**Objective:** Reproduce the listing below exactly. Pictures do not belong in the copy.

**Data block:**
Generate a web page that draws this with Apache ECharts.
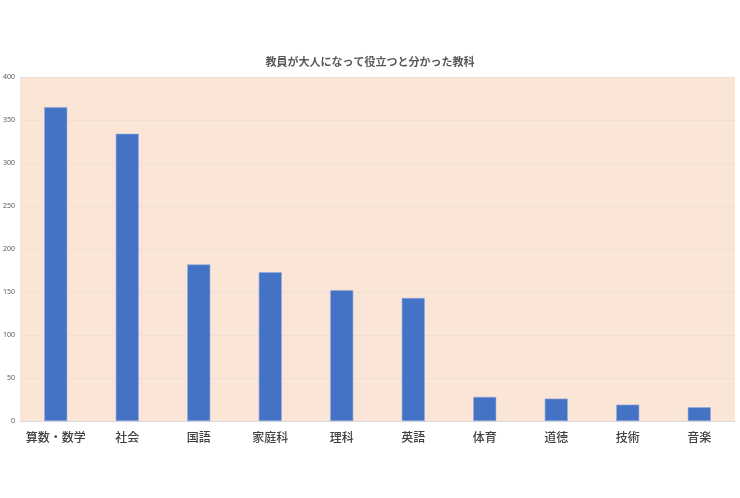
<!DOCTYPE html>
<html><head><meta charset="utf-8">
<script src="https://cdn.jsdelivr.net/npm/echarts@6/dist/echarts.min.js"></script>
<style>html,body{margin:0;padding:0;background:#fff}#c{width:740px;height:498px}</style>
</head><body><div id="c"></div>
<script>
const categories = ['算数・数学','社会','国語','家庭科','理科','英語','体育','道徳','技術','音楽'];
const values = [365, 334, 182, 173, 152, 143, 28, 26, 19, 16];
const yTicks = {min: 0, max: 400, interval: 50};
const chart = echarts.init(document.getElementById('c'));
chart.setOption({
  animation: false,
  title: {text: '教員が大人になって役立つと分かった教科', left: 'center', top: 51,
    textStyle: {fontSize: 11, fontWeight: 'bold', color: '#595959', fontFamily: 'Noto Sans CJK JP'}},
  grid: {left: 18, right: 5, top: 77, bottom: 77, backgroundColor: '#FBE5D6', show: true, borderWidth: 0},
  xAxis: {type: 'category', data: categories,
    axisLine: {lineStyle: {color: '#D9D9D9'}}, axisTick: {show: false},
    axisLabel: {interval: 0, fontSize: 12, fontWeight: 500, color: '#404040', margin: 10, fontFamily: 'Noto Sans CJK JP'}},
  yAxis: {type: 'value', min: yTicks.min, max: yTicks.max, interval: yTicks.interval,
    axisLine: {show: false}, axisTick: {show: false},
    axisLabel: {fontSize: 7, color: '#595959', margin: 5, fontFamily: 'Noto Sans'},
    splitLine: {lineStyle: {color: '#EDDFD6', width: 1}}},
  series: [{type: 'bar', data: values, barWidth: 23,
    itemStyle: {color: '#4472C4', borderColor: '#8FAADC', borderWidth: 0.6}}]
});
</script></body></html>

**Worked solution:**
Generate a web page that draws this with Apache ECharts.
<!DOCTYPE html>
<html><head><meta charset="utf-8">
<script src="https://cdn.jsdelivr.net/npm/echarts@6/dist/echarts.min.js"></script>
<style>html,body{margin:0;padding:0;background:#fff}#c{width:740px;height:498px}</style>
</head><body><div id="c"></div>
<script>
const categories = ['算数・数学','社会','国語','家庭科','理科','英語','体育','道徳','技術','音楽'];
const values = [365, 334, 182, 173, 152, 143, 28, 26, 19, 16];
const yTicks = {min: 0, max: 400, interval: 50};
const chart = echarts.init(document.getElementById('c'));
chart.setOption({
  animation: false,
  title: {text: '教員が大人になって役立つと分かった教科', left: 'center', top: 51,
    textStyle: {fontSize: 11, fontWeight: 'bold', color: '#595959', fontFamily: 'Noto Sans CJK JP'}},
  grid: {left: 18, right: 5, top: 77, bottom: 77, backgroundColor: '#FBE5D6', show: true, borderWidth: 0},
  xAxis: {type: 'category', data: categories,
    axisLine: {lineStyle: {color: '#D9D9D9'}}, axisTick: {show: false},
    axisLabel: {interval: 0, fontSize: 12, fontWeight: 500, color: '#404040', margin: 10, fontFamily: 'Noto Sans CJK JP'}},
  yAxis: {type: 'value', min: yTicks.min, max: yTicks.max, interval: yTicks.interval,
    axisLine: {show: false}, axisTick: {show: false},
    axisLabel: {fontSize: 7, color: '#595959', margin: 5, fontFamily: 'Noto Sans'},
    splitLine: {lineStyle: {color: '#EDDFD6', width: 1}}},
  series: [{type: 'bar', data: values, barWidth: 23,
    itemStyle: {color: '#4472C4', borderColor: '#8FAADC', borderWidth: 0.6}}]
});
</script></body></html>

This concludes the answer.